Schon am nächsten Wochenende gehen die Freundinnen in voller Kriegsbemalung auf eine Party, wickeln die Jungs einem nach dem anderen um den Finger und lassen sich von ihnen schwängern. In ihrem Spielfilmdebüt »17 Mädchen« nehmen die französischen Filmemacherinnen Delphine und Muriel Coulin einen Vorfall im US-Bundesstaat Oregon zum Ausgangspunkt, wo 17 Schülerinnen eines Gymnasiums im Alter von 16 Jahren gemeinsam schwanger wurden. Die Geschwister Coulin haben die Geschichte in ihre Heimatstadt Lorient verfrachtet, die im Zweiten Weltkrieg vollkommen zerstört wurde und danach eine Phase des wirtschaftlichen Aufbruchs erlebte, bevor Hafen und Industrie von der globalen Krise erfasst wurden. In jedem Bild erkennt man die Vertrautheit der Filmemacherinnen mit der Stadt und der rauen maritimen Landschaft. Und Vertrautheit zeichnet auch ihren Blick auf den Seelenzustand der 16-Jährigen aus, die sich fortsehnen aus diesem unwirtlichen Ort. Dazu wollen die Teenager möglichst schnell erwachsen werden und die Schwangerschaft scheint dafür der beste Weg. Eltern und Lehrer sind perplex und werfen den Mädchen vor, die Konsequenzen ihres Tuns nicht überblicken zu können. Aber die wollen sich ihr Leben nicht von den verängstigten Erwachsenen vorschreiben lassen, die sich aufgrund ihrer schlechten Erfahrungen in der Vergangenheit vor der Zukunft fürchten. »Ein Mädchen, das träumt, kann niemand aufhalten«, heißt es in kämpferischer Poesie am Schluss des Filmes. Und träumen können die Teenager. Von einer gemeinsamen Wohnung, in der sie alle mit ihren Kindern leben wollen, von einem anderen, freieren Geist, in dem sie ihre Söhne und Töchter erziehen wollen, von einem Leben, in dem sie alles besser machen, als die in ihren Sorgen erstarrten Eltern.

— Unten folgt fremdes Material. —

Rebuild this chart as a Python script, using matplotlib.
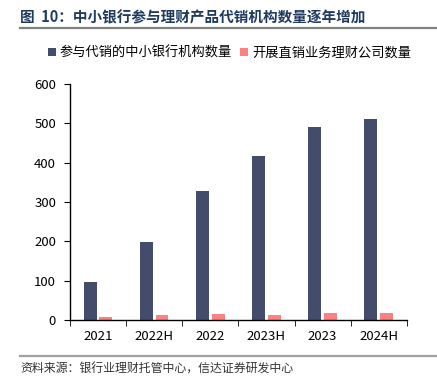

»17 Mädchen« erzählt von der Gnadenlosigkeit, mit der Jugendliche ihre Väter und Mütter zu durchschauen glauben, und spiegelt diese mit deren eigenen, utopischen Vorstellungen von Mutterschaft. Auf dem Schulhof, an verwehten Stränden, auf Spielplätzen, in einem verlassenen Wohnwagen finden die Mädchen zusammen, um gemeinsam zu träumen oder einfach nur Party zu machen. Der Film zeigt den Zusammenhalt innerhalb des Schwangerschaftspaktes genauso wie die kleinen Kämpfe und die Einsamkeit, die die Mädchen in den eigenen Kinderzimmern angesichts ihres anschwellenden Bauches überfällt. Dass am Ende vieles so kommt, wie die pessimistische Erwachsenenwelt es vorausgesagt hat, wird in einem Schlusskommentar aus dem Off nur angedeutet. Den Prozess der Ernüchterung überlassen die Filmemacherinnen dem Realitätssinn des Publikums. Ihnen geht es um die filmische Konservierung eines weiblich-jugendlichen Lebensgefühls, in dem das Selbstbewusstsein so schnell wächst, dass die eigene Welt einfach zu klein wird. Das ist den Filmemacherinnen ohne die üblichen Verklärungsmuster, mit einer differenzierten Sensibilität und einer unaufdringlich metaphorischen Bildsprache vollends gelungen.